From the very first line of the data to the line containing "import plotly.graph_objects as go", retype everything exactly, leaving the pictures behind.

**** DATA PROVIDED

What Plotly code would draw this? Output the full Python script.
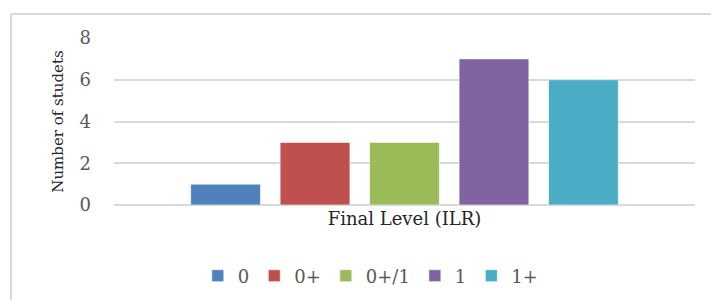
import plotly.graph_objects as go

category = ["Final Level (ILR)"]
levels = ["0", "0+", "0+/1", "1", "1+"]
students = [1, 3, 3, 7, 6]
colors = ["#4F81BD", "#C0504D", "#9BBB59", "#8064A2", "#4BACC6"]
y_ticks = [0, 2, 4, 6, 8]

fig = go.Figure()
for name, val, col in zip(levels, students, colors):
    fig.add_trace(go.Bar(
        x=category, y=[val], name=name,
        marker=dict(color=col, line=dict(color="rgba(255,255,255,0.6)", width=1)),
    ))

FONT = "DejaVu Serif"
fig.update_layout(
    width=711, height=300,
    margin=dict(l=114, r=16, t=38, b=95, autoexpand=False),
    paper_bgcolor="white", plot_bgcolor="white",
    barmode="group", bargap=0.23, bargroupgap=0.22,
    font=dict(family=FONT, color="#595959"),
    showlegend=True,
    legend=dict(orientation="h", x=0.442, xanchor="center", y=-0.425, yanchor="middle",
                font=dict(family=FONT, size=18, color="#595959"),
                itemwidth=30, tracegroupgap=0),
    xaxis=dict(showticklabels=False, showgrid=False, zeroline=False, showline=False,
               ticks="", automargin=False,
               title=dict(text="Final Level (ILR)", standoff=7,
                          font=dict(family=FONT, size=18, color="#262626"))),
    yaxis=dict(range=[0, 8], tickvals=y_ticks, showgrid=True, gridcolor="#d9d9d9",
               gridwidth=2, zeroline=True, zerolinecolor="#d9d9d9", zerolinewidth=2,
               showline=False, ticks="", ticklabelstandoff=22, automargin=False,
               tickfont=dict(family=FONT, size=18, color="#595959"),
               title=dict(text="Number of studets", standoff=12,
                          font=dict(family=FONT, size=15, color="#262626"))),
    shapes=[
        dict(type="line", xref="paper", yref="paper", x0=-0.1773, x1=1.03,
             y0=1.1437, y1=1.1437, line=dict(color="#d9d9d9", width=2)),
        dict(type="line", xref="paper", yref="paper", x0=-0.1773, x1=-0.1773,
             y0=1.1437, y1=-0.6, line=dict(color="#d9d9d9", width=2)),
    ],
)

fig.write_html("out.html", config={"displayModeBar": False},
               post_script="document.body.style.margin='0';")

********

**THE REPLY:**
What Plotly code would draw this? Output the full Python script.
import plotly.graph_objects as go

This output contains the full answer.